* _The problem_
Transcribe every line from the top down to the line with "(8,10) rectangle (751,1438);", both ends included, but not the pictures.

* _Source data_
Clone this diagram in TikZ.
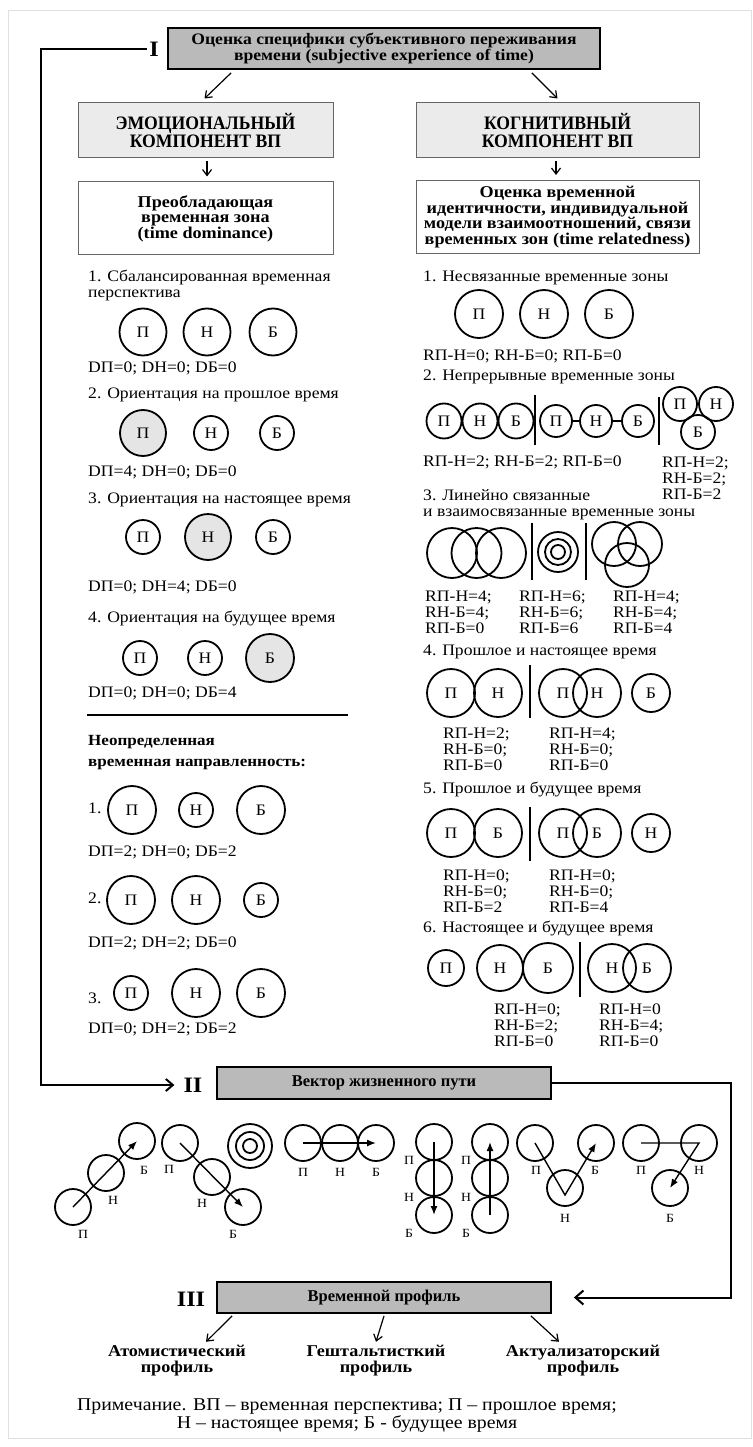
\documentclass[tikz,border=0pt]{standalone}
\usepackage{fontspec}
\setmainfont{Liberation Serif}[FakeStretch=1.1]
\newfontfamily\narrowrm{Liberation Serif}[FakeStretch=0.93]
\newfontfamily\plainrm{Liberation Serif}
\usetikzlibrary{arrows.meta}

\begin{document}
\begin{tikzpicture}[x=1pt, y=-1pt,
  body/.style={font=\fontsize{16}{16}\selectfont},
  txt/.style={body, anchor=west, inner sep=0, align=left},
  headfont/.style={font=\fontsize{16.5}{15.5}\selectfont\bfseries, align=center},
  boxdark/.style={font=\fontsize{16}{15.5}\selectfont\bfseries, align=center, draw, line width=1.8, fill=black!27, inner sep=0},
  boxlight/.style={draw=black!60, line width=1, fill=black!8, inner sep=0, align=center, font=\narrowrm\fontsize{19}{18}\selectfont\bfseries},
  boxplain/.style={headfont, draw=black!60, line width=1, inner sep=0},
  numeral/.style={font=\fontsize{22}{22}\selectfont\bfseries, inner sep=2},
  zone/.style={circle, draw, line width=1.8, inner sep=0, minimum size=#1, body},
  zonefill/.style={zone=#1, fill=black!10},
  vzone/.style={circle, draw, line width=1.8, inner sep=0, minimum size=36},
  vlab/.style={font=\fontsize{12.5}{12.5}\selectfont, inner sep=0},
  arr/.style={line width=1.2, -{Straight Barb[length=6pt, width=9pt]}},
  loopline/.style={line width=2},
  varr/.style={line width=1.4, -{Latex[length=9pt, width=7pt]}},
  divider/.style={line width=1.6},
]
\useasboundingbox (0,0) rectangle (752,1447);
\draw[black!12, line width=0.8] (8,10) rectangle (751,1438);

\node[boxdark, minimum width=432, minimum height=41] (spec) at (384,48.5) {Оценка специфики субъективного переживания\\времени (subjective experience of time)};
\node[numeral] (ione) at (154,49) {I};
\node[boxlight, minimum width=255, minimum height=55] (emo) at (205.5,130.5) {ЭМОЦИОНАЛЬНЫЙ\\КОМПОНЕНТ ВП};
\node[boxlight, minimum width=283, minimum height=55] (cog) at (557.5,130.5) {КОГНИТИВНЫЙ\\КОМПОНЕНТ ВП};
\node[boxplain, minimum width=255, minimum height=73] (dom) at (205.5,218.5) {Преобладающая\\временная зона\\(time dominance)};
\node[boxplain, minimum width=283, minimum height=73] (relb) at (557.5,217) {Оценка временной\\идентичности, индивидуальной\\модели взаимоотношений, связи\\временных зон (time relatedness)};
\draw[arr] ([shift={(64,3)}]spec.south west) -- ([shift={(127,-4)}]emo.north west);
\draw[arr] ([shift={(-69,3)}]spec.south east) -- ([shift={(142,-4)}]cog.north west);
\draw[arr] ([shift={(1.5,3)}]emo.south) -- ([shift={(1.5,-5)}]dom.north);
\draw[arr] ([shift={(-1.5,3)}]cog.south) -- ([shift={(-1.5,-5)}]relb.north);

\node[txt] (l1t) at (88,285.5) {1. Сбалансированная временная\\перспектива};
\node[zone=47] (l1p) at (143,332) {П};
\node[zone=47] (l1n) at (207,332) {Н};
\node[zone=47] (l1b) at (273,332) {Б};
\node[txt] (l1d) at (88,368) {DП=0; DН=0; DБ=0};
\node[txt] (l2t) at (88,395) {2. Ориентация на прошлое время};
\node[zonefill=46] (l2p) at (143,433) {П};
\node[zone=34] (l2n) at (211,433) {Н};
\node[zone=34] (l2b) at (277,433) {Б};
\node[txt] (l2d) at (88,472) {DП=4; DН=0; DБ=0};
\node[txt] (l3t) at (88,500) {3. Ориентация на настоящее время};
\node[zone=34] (l3p) at (143,537) {П};
\node[zonefill=46] (l3n) at (208,537) {Н};
\node[zone=34] (l3b) at (273,537) {Б};
\node[txt] (l3d) at (88,587) {DП=0; DН=4; DБ=0};
\node[txt] (l4t) at (88,618) {4. Ориентация на будущее время};
\node[zone=34] (l4p) at (140,658) {П};
\node[zone=34] (l4n) at (205,658) {Н};
\node[zonefill=48] (l4b) at (270,658) {Б};
\node[txt] (l4d) at (88,693) {DП=0; DН=0; DБ=4};
\draw[divider] (87,715) -- (348,715);
\node[txt, font=\fontsize{15.5}{21}\selectfont\bfseries] (vague) at (88,752.5) {Неопределенная\\временная направленность:};
\node[txt] (u1t) at (88,808) {1.};
\node[zone=48] (u1p) at (132,810) {П};
\node[zone=34] (u1n) at (196,810) {Н};
\node[zone=48] (u1b) at (261,810) {Б};
\node[txt] (u1d) at (88,852) {DП=2; DН=0; DБ=2};
\node[txt] (u2t) at (88,898) {2.};
\node[zone=48] (u2p) at (131,900) {П};
\node[zone=48] (u2n) at (196,900) {Н};
\node[zone=34] (u2b) at (261,900) {Б};
\node[txt] (u2d) at (88,943) {DП=2; DН=2; DБ=0};
\node[txt] (u3t) at (88,998) {3.};
\node[zone=34] (u3p) at (131,993) {П};
\node[zone=48] (u3n) at (196,993) {Н};
\node[zone=48] (u3b) at (261,993) {Б};
\node[txt] (u3d) at (88,1029) {DП=0; DН=2; DБ=2};

\node[txt] (r1t) at (423,278) {1. Несвязанные временные зоны};
\node[zone=48] (r1p) at (479,314) {П};
\node[zone=48] (r1n) at (544,314) {Н};
\node[zone=48] (r1b) at (609,314) {Б};
\node[txt] (r1d) at (423,356) {RП-Н=0; RН-Б=0; RП-Б=0};
\node[txt] (r2t) at (423,377) {2. Непрерывные временные зоны};
\node[zone=35] (r2p) at (444,421) {П};
\node[zone=35] (r2n) at (480,421) {Н};
\node[zone=35] (r2b) at (516,421) {Б};
\draw[divider] (535,395) -- (535,445);
\node[zone=32] (r2q) at (556,421) {П};
\node[zone=32] (r2m) at (596,421) {Н};
\node[zone=32] (r2c) at (638,421) {Б};
\draw[line width=1.6] (r2q.east) -- (r2m.west);
\draw[line width=1.6] (r2m.east) -- (r2c.west);
\draw[divider] (659,397) -- (659,445);
\node[zone=34] (r2x) at (680,404) {П};
\node[zone=34] (r2y) at (716,404) {Н};
\node[zone=34] (r2z) at (698,432) {Б};
\node[txt] (r2d) at (423,462) {RП-Н=2; RН-Б=2; RП-Б=0};
\node[txt] (r2e) at (662,478.5) {RП-Н=2;\\RН-Б=2;\\RП-Б=2};
\node[txt] (r3t) at (423,504.5) {3. Линейно связанные\\и взаимосвязанные временные зоны};
\node[zone=50] (r3p) at (452,553) {};
\node[zone=50] (r3n) at (476.5,553) {};
\node[zone=50] (r3b) at (501,553) {};
\draw[divider] (532,523) -- (532,580);
\node[zone=40] (r3co) at (558,552) {};
\node[zone=26] (r3cm) at (558,552) {};
\node[zone=14] (r3ci) at (558,552) {};
\draw[divider] (586,523) -- (586,580);
\node[zone=44] (r3x) at (614,544) {};
\node[zone=44] (r3y) at (640,544) {};
\node[zone=44] (r3z) at (627,565) {};
\node[txt] (r3d) at (425,612) {RП-Н=4;\\RН-Б=4;\\RП-Б=0};
\node[txt] (r3e) at (519,612) {RП-Н=6;\\RН-Б=6;\\RП-Б=6};
\node[txt] (r3f) at (613,612) {RП-Н=4;\\RН-Б=4;\\RП-Б=4};
\node[txt] (r4t) at (423,652) {4. Прошлое и настоящее время};
\node[zone=48] (r4p) at (451,693) {П};
\node[zone=48] (r4n) at (498,693) {Н};
\draw[divider] (530,665) -- (530,718);
\node[zone=48] (r4q) at (563,693) {П};
\node[zone=48] (r4m) at (597,693) {Н};
\node[zone=38] (r4c) at (651,693) {Б};
\node[txt] (r4d) at (443,749) {RП-Н=2;\\RН-Б=0;\\RП-Б=0};
\node[txt] (r4e) at (549,749) {RП-Н=4;\\RН-Б=0;\\RП-Б=0};
\node[txt] (r5t) at (423,789) {5. Прошлое и будущее время};
\node[zone=48] (r5p) at (451,833) {П};
\node[zone=48] (r5b) at (498,833) {Б};
\draw[divider] (530,807) -- (530,861);
\node[zone=48] (r5q) at (563,833) {П};
\node[zone=48] (r5c) at (597,833) {Б};
\node[zone=38] (r5m) at (651,833) {Н};
\node[txt] (r5d) at (443,891) {RП-Н=0;\\RН-Б=0;\\RП-Б=2};
\node[txt] (r5e) at (549,891) {RП-Н=0;\\RН-Б=0;\\RП-Б=4};
\node[txt] (r6t) at (423,928) {6. Настоящее и будущее время};
\node[zone=36] (r6p) at (446,968) {П};
\node[zone=46] (r6n) at (500,968) {Н};
\node[zone=50] (r6b) at (548,968) {Б};
\draw[divider] (580,942) -- (580,997);
\node[zone=48] (r6m) at (612,968) {Н};
\node[zone=48] (r6c) at (647,968) {Б};
\node[txt] (r6d) at (494,1025.5) {RП-Н=0;\\RН-Б=2;\\RП-Б=0};
\node[txt] (r6e) at (599,1025.5) {RП-Н=0\\RН-Б=4;\\RП-Б=0};

\node[numeral] (itwo) at (193,1085) {II};
\node[boxdark, font=\plainrm\fontsize{16.5}{16}\selectfont\bfseries, minimum width=334, minimum height=32] (vec) at (384,1083) {Вектор жизненного пути};
\coordinate (lcorner) at (41,1085);
\draw[loopline, -{Straight Barb[length=7pt, width=12pt]}] (ione.west) -| (lcorner) -- ([shift={(-7,0)}]itwo.west);

\node[vzone] (v1p) at (73,1207) {};
\node[vzone] (v1n) at (106,1173) {};
\node[vzone] (v1b) at (137,1141) {};
\draw[varr] (v1p.center) -- (v1b.center);
\node[vlab] (v1pl) at (83,1234) {П};
\node[vlab] (v1nl) at (113,1200) {Н};
\node[vlab] (v1bl) at (144,1170) {Б};
\node[vzone] (v2p) at (180,1143) {};
\node[vzone] (v2n) at (212,1177) {};
\node[vzone] (v2b) at (243,1207) {};
\draw[varr] (v2p.center) -- (v2b.center);
\node[vlab] (v2pl) at (169,1169) {П};
\node[vlab] (v2nl) at (202,1203) {Н};
\node[vlab] (v2bl) at (233,1234) {Б};
\node[zone=44] (vco) at (250,1146) {};
\node[zone=28] (vcm) at (250,1146) {};
\node[zone=14] (vci) at (250,1146) {};
\node[vzone] (v3p) at (303,1143) {};
\node[vzone] (v3n) at (340,1143) {};
\node[vzone] (v3b) at (376,1143) {};
\draw[varr] (v3p.center) -- (v3b.center);
\node[vlab] (v3pl) at (303,1172) {П};
\node[vlab] (v3nl) at (340,1172) {Н};
\node[vlab] (v3bl) at (376,1172) {Б};
\node[vzone] (v4p) at (434,1142) {};
\node[vzone] (v4n) at (434,1178) {};
\node[vzone] (v4b) at (434,1215) {};
\draw[varr] (v4p.center) -- (v4b.center);
\node[vlab] (v4pl) at (409,1160) {П};
\node[vlab] (v4nl) at (409,1197) {Н};
\node[vlab] (v4bl) at (409,1233) {Б};
\node[vzone] (v5p) at (490,1142) {};
\node[vzone] (v5n) at (490,1178) {};
\node[vzone] (v5b) at (490,1215) {};
\draw[varr] (v5b.center) -- (v5p.center);
\node[vlab] (v5pl) at (466,1160) {П};
\node[vlab] (v5nl) at (466,1197) {Н};
\node[vlab] (v5bl) at (466,1233) {Б};
\node[vzone] (v6p) at (535,1143) {};
\node[vzone] (v6n) at (565,1188) {};
\node[vzone] (v6b) at (596,1143) {};
\draw[varr] (v6p.center) -- ([shift={(0,7)}]v6n.center) -- (v6b.center);
\node[vlab] (v6pl) at (536,1170) {П};
\node[vlab] (v6bl) at (595,1170) {Б};
\node[vlab] (v6nl) at (565,1218) {Н};
\node[vzone] (v7p) at (641,1143) {};
\node[vzone] (v7n) at (699,1143) {};
\node[vzone] (v7b) at (670,1188) {};
\draw[varr] (v7p.center) -- (v7n.center) -- (v7b.center);
\node[vlab] (v7pl) at (641,1170) {П};
\node[vlab] (v7nl) at (699,1170) {Н};
\node[vlab] (v7bl) at (670,1218) {Б};

\node[numeral] (ithree) at (191,1299) {III};
\node[boxdark, font=\plainrm\fontsize{16.5}{16}\selectfont\bfseries, minimum width=334, minimum height=31] (prof) at (384,1297.5) {Временной профиль};
\coordinate (rtop) at (731,1083);
\coordinate (rbot) at (731,1297.5);
\draw[loopline, -{Straight Barb[length=8pt, width=14pt]}] (vec.east) -- (rtop) -- (rbot) -- ([shift={(22,0)}]prof.east);
\node[headfont] (atom) at (177,1360.5) {Атомистический\\профиль};
\node[headfont] (gesh) at (376,1360.5) {Гештальтисткий\\профиль};
\node[headfont] (actu) at (583,1360.5) {Актуализаторский\\профиль};
\draw[arr] ([shift={(16,2)}]prof.south west) -- ([shift={(29,0)}]atom.north);
\draw[arr] ([shift={(0,2)}]prof.south) -- (gesh.north);
\draw[arr] ([shift={(-21,2)}]prof.south east) -- ([shift={(-24,0)}]actu.north);
\node[font=\fontsize{18}{18}\selectfont, align=center] (note) at (347,1416) {Примечание. ВП – временная перспектива; П – прошлое время;\\Н – настоящее время; Б - будущее время};
\end{tikzpicture}
\end{document}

* _Answer to the problem_
Clone this diagram in TikZ.
\documentclass[tikz,border=0pt]{standalone}
\usepackage{fontspec}
\setmainfont{Liberation Serif}[FakeStretch=1.1]
\newfontfamily\narrowrm{Liberation Serif}[FakeStretch=0.93]
\newfontfamily\plainrm{Liberation Serif}
\usetikzlibrary{arrows.meta}

\begin{document}
\begin{tikzpicture}[x=1pt, y=-1pt,
  body/.style={font=\fontsize{16}{16}\selectfont},
  txt/.style={body, anchor=west, inner sep=0, align=left},
  headfont/.style={font=\fontsize{16.5}{15.5}\selectfont\bfseries, align=center},
  boxdark/.style={font=\fontsize{16}{15.5}\selectfont\bfseries, align=center, draw, line width=1.8, fill=black!27, inner sep=0},
  boxlight/.style={draw=black!60, line width=1, fill=black!8, inner sep=0, align=center, font=\narrowrm\fontsize{19}{18}\selectfont\bfseries},
  boxplain/.style={headfont, draw=black!60, line width=1, inner sep=0},
  numeral/.style={font=\fontsize{22}{22}\selectfont\bfseries, inner sep=2},
  zone/.style={circle, draw, line width=1.8, inner sep=0, minimum size=#1, body},
  zonefill/.style={zone=#1, fill=black!10},
  vzone/.style={circle, draw, line width=1.8, inner sep=0, minimum size=36},
  vlab/.style={font=\fontsize{12.5}{12.5}\selectfont, inner sep=0},
  arr/.style={line width=1.2, -{Straight Barb[length=6pt, width=9pt]}},
  loopline/.style={line width=2},
  varr/.style={line width=1.4, -{Latex[length=9pt, width=7pt]}},
  divider/.style={line width=1.6},
]
\useasboundingbox (0,0) rectangle (752,1447);
\draw[black!12, line width=0.8] (8,10) rectangle (751,1438);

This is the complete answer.